NIST 800-53 Rev 5 SA-10 requires organizations to "require the developer of the system, system component, or system service to perform security and privacy testing and evaluation." When you install third-party packages, you're incorporating developer-supplied components. The control expects you to validate these components meet your security requirements before integration.
ISO/IEC 27001:2022 Annex A.8.30 applies when you use external code. You must "establish and implement security requirements for the development of systems that involve outsourced parties." Public package registries are outsourced development by definition. The standard expects documented procedures for evaluating and accepting third-party code.
SOC 2 Type II CC6.1 requires that "the entity implements logical access security software, infrastructure, and architectures over protected information assets to protect them from security events." Credentials in environment variables accessible to package installation scripts fail this control. The malware's ability to exfiltrate keys demonstrates inadequate access restrictions.
These standards don't prohibit using npm. They require you to verify what you install, restrict access, monitor actions, and maintain an inventory of your software.
Lessons and Action Items for Your Team
Implement package verification now. Before installing any package, verify its signature and checksum. For npm, use npm audit signatures. For PyPI, verify wheel signatures with pip-audit. For Rust, enable cargo-crev to use community reviews. If the package isn't signed, document why you're accepting that risk.

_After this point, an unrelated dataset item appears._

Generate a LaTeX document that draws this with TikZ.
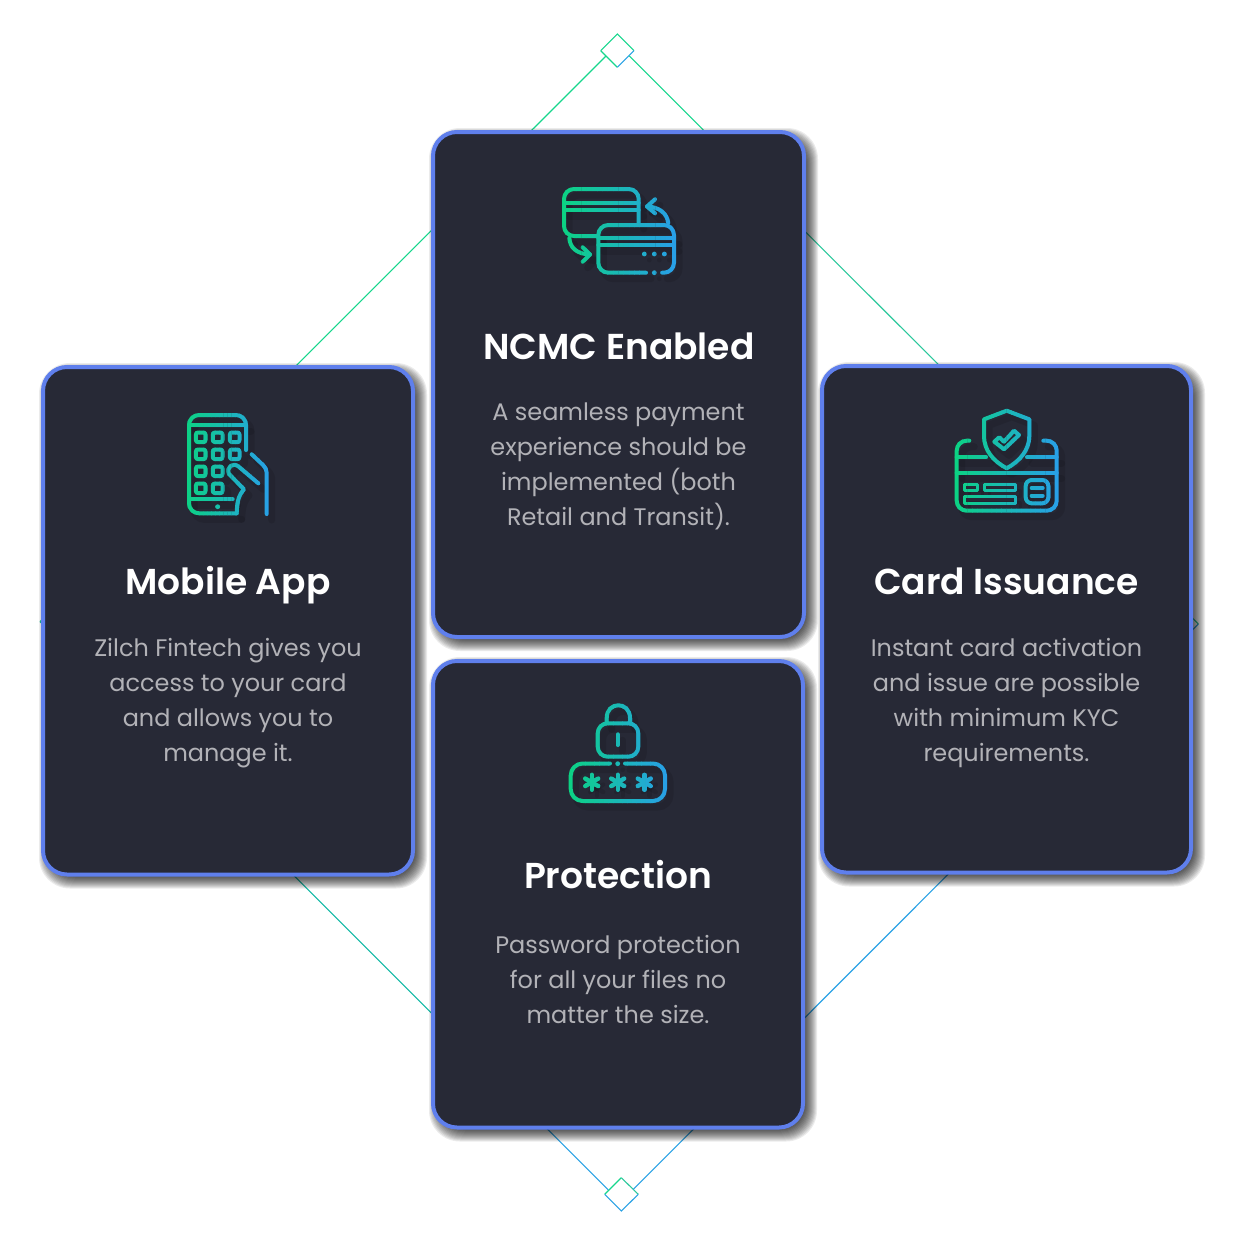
\documentclass[tikz,border=0pt]{standalone}
\usepackage{fontspec}
\setmainfont{Poppins}
\newfontfamily\titlefont{Poppins SemiBold}
\usetikzlibrary{calc}

\definecolor{cardfill}{HTML}{272936}
\definecolor{cardedge}{HTML}{5F7FEC}
\definecolor{bodygrey}{HTML}{B2B2B7}
\definecolor{icongreen}{HTML}{0AD67C}
\definecolor{iconblue}{HTML}{2A9CEE}
\definecolor{linegreen}{HTML}{16D68C}
\definecolor{lineteal}{HTML}{2CC89C}
\definecolor{linecyan}{HTML}{10B8A4}
\definecolor{lineblue}{HTML}{2BA2E4}

\tikzset{
	card/.style = {draw = cardedge, fill = cardfill, line width = 2pt, rounded corners = 12pt, outer sep = 0pt, inner sep = 0pt},
	cardtitle/.style = {white, anchor = base, font = \titlefont\fontsize{18}{22}\selectfont},
	cardtext/.style = {bodygrey, anchor = north, align = center, font = \fontsize{11.97}{17.5}\selectfont},
	iconline/.style = {line width = 2pt, line cap = round, line join = round},
	thinline/.style = {line width = 0.55pt}
}

%	strips of colour, clipped over one icon
\newcommand{\gradicon}[5]{%
	\begin{scope}[black, opacity = 0.10, shift = {(5, 6)}, iconline/.style = {line width = 3.5pt, line cap = round, line join = round}]
		#5
	\end{scope}
	\foreach \i in {0,...,23}{
		\pgfmathsetmacro{\pct}{(\i + 0.5)*100/24}
		\colorlet{stripcol}{iconblue!\pct!icongreen}
		\begin{scope}
			\clip ({#1 + (#2 - #1)*\i/24 - 0.2}, #3) rectangle ({#1 + (#2 - #1)*(\i + 1)/24 + 0.2}, #4);
			\begin{scope}[color = stripcol]
				#5
			\end{scope}
		\end{scope}
	}
}

\newcommand{\swapicon}{%
	\draw[iconline, rounded corners = 5pt] (638.7, 223) -- (638.7, 189) -- (564, 189) -- (564, 236) -- (598, 236);
	\draw[iconline] (564, 203) -- (638.7, 203) (564, 210) -- (638.7, 210);
	\draw[iconline, rounded corners = 5pt] (646, 272.7) -- (598.3, 272.7) -- (598.3, 225) -- (674, 225) -- (674, 272.7) -- (662.3, 272.7);
	\draw[iconline] (598.3, 238) -- (674, 238) (598.3, 245) -- (674, 245);
	\foreach \x in {644.3, 654.3, 664.3}
		\fill (\x, 254) circle (1.2pt);
	\fill (654.3, 272.7) circle (1.2pt);
	\draw[iconline] (668.3, 223) .. controls (667, 213) and (659, 207) .. (647, 206.5);
	\draw[iconline] (655, 199.3) -- (647, 206.5) -- (655, 213.3);
	\draw[iconline] (569.3, 238) .. controls (570, 248) and (577, 254) .. (590, 254.5);
	\draw[iconline] (582.7, 247.3) -- (590, 254.5) -- (582.7, 261.7);
}

\newcommand{\phoneicon}{%
	\draw[iconline, rounded corners = 5pt] (246, 450) -- (246, 415) -- (189, 415) -- (189, 513.3) -- (236.7, 513.3);
	\draw[iconline] (189, 425) -- (246, 425) (189, 499.3) -- (232.7, 499.3);
	\fill (217.7, 506.7) circle (1.2pt);
	\foreach \x/\y in {200.7/437.3, 217.7/437.3, 234.7/437.3, 200.7/454.3, 217.7/454.3, 234.7/454.3, 200.7/471.3, 217.7/471.3, 200.7/488.3, 217.7/488.3}
		\draw[iconline, rounded corners = 1pt] (\x - 4.8, \y - 4.8) rectangle (\x + 4.8, \y + 4.8);
	\draw[iconline] (258.3, 483.3) -- (238.5, 466.5) .. controls (233, 462) and (226, 467) .. (229, 474) -- (244, 489.3) .. controls (238, 496) and (237, 503) .. (236.7, 513.3);
	\draw[iconline] (251.7, 454.3) -- (263, 465) .. controls (266, 468) and (266.7, 471) .. (266.7, 475) -- (266.7, 514);
}

\newcommand{\shieldicon}{%
	\draw[iconline, rounded corners = 5pt] (969.3, 440.7) -- (956.7, 440.7) -- (956.7, 510.7) -- (1056.7, 510.7) -- (1056.7, 440.7) -- (1043.3, 440.7);
	\draw[iconline] (956.7, 457.3) -- (986, 457.3) (1027, 457.3) -- (1056.7, 457.3) (956.7, 472.7) -- (1056.7, 472.7);
	\draw[iconline] (1006.7, 410.7) -- (1029.3, 419.3) -- (1029.3, 436) .. controls (1029.3, 450) and (1020, 461) .. (1006.7, 468.3) .. controls (993, 461) and (984, 450) .. (984, 436) -- (984, 419.3) -- cycle;
	\draw[iconline] (994.3, 441.7) -- (999.3, 437.3) -- (1004, 441.7) -- (1014, 430.7) -- (1019, 435) -- (1004, 449.3) -- cycle;
	\draw[iconline, line width = 1.5pt] (964, 484.7) rectangle (977.3, 490.7);
	\draw[iconline, line width = 1.5pt] (984, 484.7) rectangle (1015, 490.7);
	\draw[iconline, line width = 1.5pt] (964, 496.7) rectangle (1015, 503.3);
	\draw[iconline, rounded corners = 3pt] (1025.7, 480) rectangle (1048.3, 503.3);
	\draw[iconline] (1031.7, 488) -- (1042.7, 488) (1031.7, 495.7) -- (1042.7, 495.7);
}

\newcommand{\lockicon}{%
	\draw[iconline, rounded corners = 5pt] (597.7, 723.3) rectangle (638.3, 756.7);
	\draw[iconline] (606.7, 723.3) -- (606.7, 718) .. controls (606.7, 701) and (630, 701) .. (630, 718) -- (630, 723.3);
	\draw[iconline] (617.7, 734.3) -- (617.7, 745);
	\draw[iconline, rounded corners = 6pt] (610, 763.5) -- (570.7, 763.5) -- (570.7, 801) -- (665, 801) -- (665, 763.5) -- (625, 763.5);
	\fill (617.7, 763.7) circle (1.2pt);
	\foreach \x in {591.7, 617.7, 644.3}
		\foreach \a in {90, 30, -30}
			\draw[iconline, line width = 2.2pt] (\x, 782.3) +(\a:7.5) -- +(\a + 180:7.5);
}

\begin{document}
\begin{tikzpicture}[x = 0.5pt, y = -0.5pt]
	\useasboundingbox (0, 0) rectangle (1245, 1259);

	%	small diamonds
	\coordinate (topN) at (617.3, 34);
	\coordinate (topE) at (634, 50.7);
	\coordinate (topS) at (617.3, 67.3);
	\coordinate (topW) at (600.7, 50.7);
	\coordinate (botN) at (621.3, 1177.7);
	\coordinate (botE) at (638.3, 1194.3);
	\coordinate (botS) at (621.3, 1211);
	\coordinate (botW) at (604.7, 1194.3);
	\draw[thinline, linegreen] (topW) -- (topN) -- (topE);
	\draw[thinline, linegreen] (topW) -- (topS);
	\draw[thinline, lineblue] (topS) -- (topE);
	\draw[thinline, linegreen] (botW) -- (botN);
	\draw[thinline, lineteal] (botN) -- (botE);
	\draw[thinline, lineblue] (botW) -- (botS) -- (botE);

	%	big diamond
	\coordinate (topL) at (606, 56);
	\coordinate (topR) at (629.3, 56);
	\coordinate (tipL) at (40, 621.7);
	\coordinate (tipR) at (1198.3, 624);
	\coordinate (botL) at (608.3, 1190);
	\coordinate (botR) at (633.3, 1189.3);
	\coordinate (midL) at ($(tipL)!0.8!(botL)$);
	\coordinate (midR) at ($(topR)!0.13!(tipR)$);
	\draw[thinline, linegreen] (topL) -- (tipL);
	\draw[thinline, linegreen] (topR) -- (midR);
	\draw[thinline, lineteal] (midR) -- (tipR);
	\draw[thinline, linecyan] (tipL) -- (midL);
	\draw[thinline, lineblue] (midL) -- (botL);
	\draw[thinline, lineblue] (tipR) -- (botR);

	%	shadows
	\foreach \xa/\ya/\xb/\yb in {433/132/804/637, 433/661/803/1127.5, 43/367/413/874.5, 822/366/1191/872.5}
		\foreach \e in {-9,...,9}
			\fill[black, opacity = 0.08, rounded corners = {11pt + 0.5pt*(\e + 9)/2}] ({\xa + 5 - (\e)}, {\ya + 5 - (\e)}) rectangle ({\xb + 5 + (\e)}, {\yb + 5 + (\e)});

	%	cards
	\node[card, minimum width = 185.5pt, minimum height = 252.5pt] (ncmccard) at (618.5, 384.5) {};
	\node[card, minimum width = 185pt, minimum height = 233.25pt] (protcard) at (618, 894.25) {};
	\node[card, minimum width = 185pt, minimum height = 253.75pt] (appcard) at (228, 620.75) {};
	\node[card, minimum width = 184.5pt, minimum height = 253.25pt] (issuecard) at (1006.5, 619.25) {};

	%	icons
	\gradicon{555}{682}{175}{285}{\swapicon}
	\gradicon{180}{275}{405}{525}{\phoneicon}
	\gradicon{948}{1065}{400}{520}{\shieldicon}
	\gradicon{562}{674}{695}{812}{\lockicon}

	%	titles
	\node[cardtitle] (ncmctitle) at (619, 359) {NCMC Enabled};
	\node[cardtitle] (apptitle) at (228, 594) {Mobile App};
	\node[cardtitle] (issuetitle) at (1006.5, 594) {Card Issuance};
	\node[cardtitle] (prottitle) at (618, 888) {Protection};

	%	texts
	\node[cardtext] (ncmctext) at (618.5, 396) {A seamless payment\\experience should be\\implemented (both\\Retail and Transit).};
	\node[cardtext] (apptext) at (228, 631) {Zilch Fintech gives you\\access to your card\\and allows you to\\manage it.};
	\node[cardtext] (issuetext) at (1006.5, 631) {Instant card activation\\and issue are possible\\with minimum KYC\\requirements.};
	\node[cardtext] (prottext) at (618, 928) {Password protection\\for all your files no\\matter the size.};
\end{tikzpicture}
\end{document}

Isolate your build environments. Run npm install and equivalent commands in containers or VMs without access to production credentials. Use separate service accounts for CI/CD with minimal permissions. If malware executes during installation, it should find nothing worth stealing.
Deploy package registry monitoring. Set up alerts for new packages in your dependency tree. Tools like Socket, Snyk, or GitHub's Dependabot can flag suspicious packages before your team installs them. Configure these to block installation automatically in CI/CD pipelines.
Rotate all credentials immediately if you installed packages during the compromise window (May 22-June 15, 2026). The malware specifically targeted API keys, SSH keys, and authentication tokens. Assume any credential accessible to your development environment was exfiltrated.
Build a software bill of materials (SBOM). Use tools like syft, cdxgen, or trivy to generate machine-readable inventories of every component in your applications. Update these with every build. When the next supply chain attack hits, you'll know in minutes whether you're affected.
Restrict package installation permissions. Require approval workflows for adding new dependencies. One organization reduced their attack surface by 60% by making developers justify new package additions in pull requests. The friction surfaces risk before installation, not after compromise.
Monitor post-installation behavior. Deploy endpoint detection on developer workstations that flags unusual network connections, file access patterns, or process spawning during package installation. Yes, this creates false positives. That's better than discovering months later that your entire development team's credentials were stolen.
The TrapDoor campaign succeeded because it exploited the gap between "packages are convenient" and "packages execute arbitrary code." Your security program needs to close that gap before the next campaign targets your stack.